One documentary Moretti described as “pushing the art form forward” is “Credit for Murder” by Israeli filmmaker Vladi Antonevicz, who investigates neo-Nazi hate crimes, including the killing of two men, one of them beheaded, in a forest outside Moscow. The film, which some critics have likened more to a Hollywood thriller than a documentary, is a tale of truth and obsession that leads into darker reaches of Russian radicalism.
“Doc World” opened last month with the “The Killing Fields of Dr. Haing S. Ngor.” The physician and actor, who won an Academy Award for supporting actor for his performance in the 1984 feature “The Killing Fields,” survived Cambodia’s mass murder but was later shot and killed in downtown Los Angeles. Other films in the series deal with individual stories threaded with history, social justice and the environment, themes that are increasingly sought after.
“The market for international documentary films is incredibly competitive. You might end up getting in a bidding war,” said Hastings, whose channel is programmed by WGBH in Boston and is funded by the Corp. for Public Broadcasting, the Ford Foundation and others. “Amazon, HBO Now, Vice and Netflix are looking to buy because they have platforms to fill.
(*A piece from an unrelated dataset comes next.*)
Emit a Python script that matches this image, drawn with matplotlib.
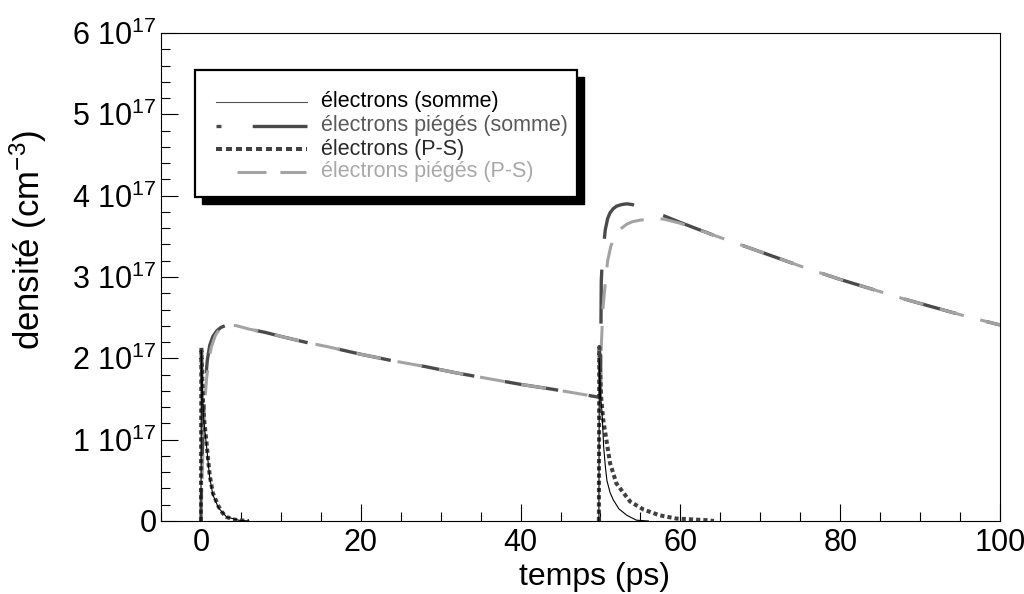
import numpy as np
import matplotlib
matplotlib.use("Agg")
import matplotlib.pyplot as plt
from matplotlib.ticker import MultipleLocator, FuncFormatter
from matplotlib.patches import Rectangle

plt.rcParams['font.family'] = ['Liberation Sans', 'DejaVu Sans']
plt.rcParams['mathtext.fontset'] = 'custom'
plt.rcParams['mathtext.rm'] = 'Liberation Sans'
plt.rcParams['mathtext.it'] = 'Liberation Sans:italic'
plt.rcParams['mathtext.default'] = 'regular'
plt.rcParams['lines.scale_dashes'] = False

# densities in units of 1e17 cm^-3, time in ps
t_trap_sum = [0, 0.1, 0.3, 0.5, 0.8, 1.1, 1.5, 2.0, 2.5, 3.0, 3.6, 4.5, 6, 8, 10, 13, 16,
              20, 24, 28, 32, 36, 40, 44, 47, 49.9, 50.0, 50.1, 50.2, 50.4, 50.6, 50.9,
              51.2, 51.6, 52.0, 52.6, 53.3, 54, 55, 56, 58, 60, 64, 68, 72, 76, 80, 84,
              88, 92, 96, 100]
n_trap_sum = [0, 0.60, 1.25, 1.65, 1.98, 2.16, 2.27, 2.34, 2.38, 2.40, 2.41, 2.40, 2.36,
              2.32, 2.27, 2.20, 2.14, 2.05, 1.97, 1.90, 1.82, 1.75, 1.68, 1.62, 1.57,
              1.52, 1.60, 2.95, 3.15, 3.39, 3.58, 3.72, 3.79, 3.84, 3.87, 3.89, 3.90,
              3.89, 3.85, 3.81, 3.75, 3.67, 3.52, 3.38, 3.24, 3.10, 2.97, 2.85, 2.73,
              2.62, 2.51, 2.41]

t_trap_ps = [0, 0.1, 0.3, 0.5, 0.7, 0.9, 1.1, 1.3, 1.8, 2.4, 3.0, 3.6, 4.5, 6, 8, 10, 13,
             16, 20, 24, 28, 32, 36, 40, 44, 47, 49.9, 50.0, 50.1, 50.3, 50.6, 50.9, 51.3,
             51.8, 52.5, 53.3, 54, 55, 56, 57, 58, 60, 64, 68, 72, 76, 80, 84, 88, 92,
             96, 100]
n_trap_ps = [0, 0.35, 1.08, 1.49, 1.75, 1.90, 2.03, 2.14, 2.28, 2.37, 2.40, 2.41, 2.40,
             2.36, 2.32, 2.27, 2.20, 2.14, 2.05, 1.97, 1.90, 1.82, 1.75, 1.68, 1.62,
             1.57, 1.52, 1.75, 2.14, 2.60, 2.93, 3.20, 3.38, 3.50, 3.59, 3.65, 3.68,
             3.70, 3.71, 3.72, 3.71, 3.66, 3.52, 3.38, 3.24, 3.10, 2.97, 2.85, 2.73,
             2.62, 2.51, 2.41]

t_el_ps_1 = [0, 0.05, 0.15, 0.25, 0.35, 0.5, 0.7, 0.9, 1.1, 1.5, 2.2, 2.7, 3.2, 4.0, 4.7, 6.0]
n_el_ps_1 = [0, 2.13, 1.80, 1.50, 1.30, 1.15, 0.96, 0.75, 0.56, 0.34, 0.18, 0.10, 0.05,
             0.02, 0.01, 0.0]
t_el_ps_2 = [49.8, 49.85, 49.95, 50.1, 50.35, 50.8, 51.2, 52.0, 53.7, 55.4, 57.4, 59.5,
             63.3, 64.2]
n_el_ps_2 = [0, 2.14, 1.85, 1.50, 1.24, 0.96, 0.71, 0.46, 0.24, 0.14, 0.07, 0.03, 0.01, 0.0]

t_el_sum_1 = [0, 0.05, 0.15, 0.3, 0.5, 0.7, 0.9, 1.1, 1.5, 2.2, 3.2, 4.7, 6.0]
n_el_sum_1 = [0, 2.10, 1.75, 1.30, 1.10, 0.92, 0.72, 0.53, 0.32, 0.16, 0.05, 0.01, 0.0]
t_el_sum_2 = [49.8, 49.85, 50.0, 50.2, 50.4, 50.6, 50.8, 51.2, 51.6, 52.3, 53.3, 54.5, 56.0]
n_el_sum_2 = [0, 2.00, 1.55, 1.33, 0.91, 0.68, 0.50, 0.35, 0.26, 0.15, 0.07, 0.01, 0.0]

labels = ["électrons (somme)", "électrons piégés (somme)",
          "électrons (P-S)", "électrons piégés (P-S)"]

dark = '#4a4a4a'
light = '#a3a3a3'
dots = '#404040'

fig = plt.figure(figsize=(10.24, 5.94), dpi=100)
ax = fig.add_axes([161 / 1024, 73 / 594, 839 / 1024, 488 / 594])

ax.plot(t_trap_sum, n_trap_sum, color=dark, lw=2.4, ls=(16, (38.9, 22.3)),
        dash_capstyle='butt', zorder=2)
ax.plot(t_trap_ps, n_trap_ps, color=light, lw=2.2, dashes=(18, 12.2),
        dash_capstyle='butt', zorder=3)
for tt, nn in [(t_el_ps_1, n_el_ps_1), (t_el_ps_2, n_el_ps_2)]:
    ax.plot(tt, nn, color=dots, lw=2.9, dashes=(3.0, 2.2), dash_capstyle='butt', zorder=4)
for tt, nn in [(t_el_sum_1, n_el_sum_1), (t_el_sum_2, n_el_sum_2)]:
    ax.plot(tt, nn, color='black', lw=0.8, zorder=5)

ax.set_xlim(-5, 100)
ax.set_ylim(0, 6)
ax.xaxis.set_major_locator(MultipleLocator(20))
ax.xaxis.set_minor_locator(MultipleLocator(5))
ax.yaxis.set_major_locator(MultipleLocator(1))
ax.yaxis.set_minor_locator(MultipleLocator(0.2))
ax.yaxis.set_major_formatter(FuncFormatter(
    lambda v, p: '0' if abs(v) < 1e-9 else f'{v:.0f} 10$^{{17}}$'))
ax.tick_params(which='both', direction='in', top=False, right=False, width=0.8)
ax.tick_params(which='major', length=12)
ax.tick_params(which='minor', length=6.5)
ax.tick_params(axis='x', labelsize=22, pad=5)
ax.tick_params(axis='y', labelsize=22, pad=3)
for s in ax.spines.values():
    s.set_linewidth(0.8)

ax.set_xlabel('temps (ps)', fontsize=23)
ax.set_ylabel('densité (cm$^{-3}$)', fontsize=25)
ax.xaxis.set_label_coords(0.517, -0.085)
ax.yaxis.set_label_coords(-0.133, 0.576)

# legend drawn by hand (box with offset black shadow)
def ax_x(px):
    return (px - 161) / 839

def ax_y(py):
    return (521 - py) / 488

bx0, bx1, by0, by1 = ax_x(195), ax_x(577), ax_y(197), ax_y(70)
ax.add_patch(Rectangle((bx0 + 7 / 839, by0 - 7 / 488), bx1 - bx0, by1 - by0,
                       transform=ax.transAxes, facecolor='black', edgecolor='black',
                       zorder=8))
ax.add_patch(Rectangle((bx0, by0), bx1 - bx0, by1 - by0, transform=ax.transAxes,
                       facecolor='white', edgecolor='black', lw=1.6, zorder=9))

rows = [ax_y(102), ax_y(126), ax_y(149), ax_y(172)]
text_colors = ['black', '#5a5a5a', '#2a2a2a', '#a8a8a8']
ax.plot([ax_x(216), ax_x(307)], [rows[0]] * 2, transform=ax.transAxes,
        color='#555555', lw=0.8, zorder=10)
ax.plot([ax_x(216), ax_x(307)], [rows[1]] * 2, transform=ax.transAxes,
        color=dark, lw=2.4, dashes=(3.6, 22.5, 40, 10), dash_capstyle='butt', zorder=10)
ax.plot([ax_x(216), ax_x(307)], [rows[2]] * 2, transform=ax.transAxes,
        color=dots, lw=2.9, dashes=(4.3, 2.9), dash_capstyle='butt', zorder=10)
ax.plot([ax_x(237), ax_x(306)], [rows[3]] * 2, transform=ax.transAxes,
        color=light, lw=2.2, dashes=(20.9, 10), dash_capstyle='butt', zorder=10)
for lab, y, c in zip(labels, rows, text_colors):
    ax.text(ax_x(321), y, lab, transform=ax.transAxes, fontsize=15.5, color=c,
            va='center', ha='left', zorder=11)

fig.savefig('out.png', dpi=100)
Everyone is looking for something cinematic that looks pretty. But the personal story is the big thing.”
The personal is told in “Kismet,” a tale of how liberated, unveiled female characters in Turkish soap operas have inspired women in stricter Muslim countries to challenge societal boundaries.
The film, which airs on “Doc World” on Sunday, follows a young woman whose legal complaints in Egypt forced the government to stop the intimidating practice of “virginity tests” on anti-government protesters. A wife in the United Arab Emirates divorced her husband after watching the soap “Fatmagul,” about a character who was raped and took her case to court.
“She showed me that a woman can claim her rights,” said Samar Shaaban. “Why can’t I do the same?”
“Kismet” is told against the mosaic of an unsettled region. Regarded as one of the more open Muslim societies, Turkey, under Islamist President Recep Tayyip Erdogan, is growing more rigid, which may threaten the progressive dramas it is exporting from Chile to Lebanon to Indonesia. Portrayals of strong and sultry female characters offer escape and a redefining of Islam and tradition that have entranced viewers in more conservative Muslim countries. The lure of such provocative images has alarmed clerics.
“These series that some people consider modern and civilized are disastrous,” a bearded Islamist marriage counselor in the U.A.E. said in “Kismet.” “Whoever watches them will regret it.”
A militant version of that sentiment is at work in “Among the Believers,” which probes the Islamic fanaticism that has shaken Pakistan. Told through the prism of a madrassa network that included 10,000 students, the film examines the ideology of chief cleric Maulana Abdul Aziz Ghazi and his pursuit of imposing sharia law across the region. It’s a story of dangerous faith and misguided politics, including U.S. policy that once supported Afghan mujahedin — some were invited to the White House by President Reagan — against Soviet troops in the 1980s.
The documentary, which airs Oct. 16, begins with a boy standing before Ghazi and proudly reciting a warning to infidels: “We will destroy you if you attack us. You cannot enter here. You cannot conquer us. You cannot. And if you dare to enter here, we will destroy you in the name of jihad.”
Ghazi, who will later be arrested after a deadly military siege at a mosque, looks into the camera: “Allah willing, they [his students] will bring revolution to the whole world.”
That fierceness collides with more moderate voices who see the madrassas as imperiling Pakistan’s security but also its education system and economy. For Americans wanting to understand the resolve and perverted religion of terrorism, “Among the Believers” shines a chilling light on a country that veers between ally and enemy.